◆ **Written task**
The lines from the top of the material below through the line containing "import plotly.graph_objects as go" are to be printed exactly, with pictures omitted.

^^^^^^^^^^^^^^^^

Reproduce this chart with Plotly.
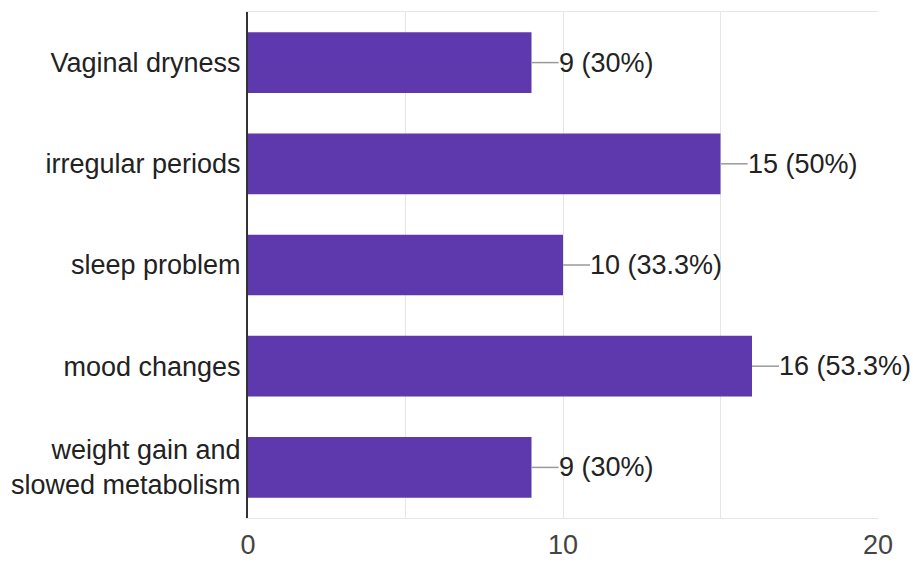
import plotly.graph_objects as go

# Survey responses: symptom categories and counts
categories = [
    "Vaginal dryness",
    "irregular periods",
    "sleep problem",
    "mood changes",
    "weight gain and<br>slowed metabolism",
]
counts = [9, 15, 10, 16, 9]
percents = ["30%", "50%", "33.3%", "53.3%", "30%"]
x_ticks = [0, 10, 20]

BAR_COLOR = "#5e39ad"
FONT = "Liberation Sans, Arial, sans-serif"

fig = go.Figure(
    go.Bar(
        x=counts,
        y=categories,
        orientation="h",
        marker=dict(color=BAR_COLOR, line=dict(width=0)),
        hoverinfo="skip",
    )
)

# leader line + value label beside each bar
leader = 0.86
for cat, c, p in zip(categories, counts, percents):
    fig.add_shape(
        type="line", xref="x", yref="y",
        x0=c, x1=c + leader, y0=cat, y1=cat,
        line=dict(color="#9a9a9a", width=1.5),
    )
    fig.add_annotation(
        x=c + leader, y=cat, xref="x", yref="y",
        text=f"{c} ({p})", showarrow=False,
        xanchor="left", yanchor="middle", xshift=-2,
        font=dict(family=FONT, size=27, color="#222222"),
    )

fig.update_layout(
    width=913, height=563,
    margin=dict(l=248, r=35, t=12, b=45),
    paper_bgcolor="white", plot_bgcolor="white",
    bargap=0.4, showlegend=False,
    font=dict(family=FONT, color="#333333"),
)
fig.update_xaxes(
    range=[0, 20], tickvals=x_ticks, ticktext=[str(t) for t in x_ticks],
    showgrid=True, gridcolor="#e6e6e6", gridwidth=1,
    minor=dict(dtick=5, showgrid=True, gridcolor="#e6e6e6"),
    showline=True, mirror=True, linecolor="#e6e6e6", linewidth=1,
    zeroline=False, ticks="", ticklabelstandoff=3, automargin=False,
    tickfont=dict(family=FONT, size=27, color="#444444"),
)
fig.update_yaxes(
    categoryorder="array", categoryarray=categories[::-1],
    showline=True, linecolor="#333333", linewidth=2,
    showgrid=False, ticks="", ticklabelstandoff=0, automargin=False,
    tickfont=dict(family=FONT, size=27, color="#222222"),
)

fig.write_html("out.html")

^^^^^^^^^^^^^^^^

◆ **Output below**
Reproduce this chart with Plotly.
import plotly.graph_objects as go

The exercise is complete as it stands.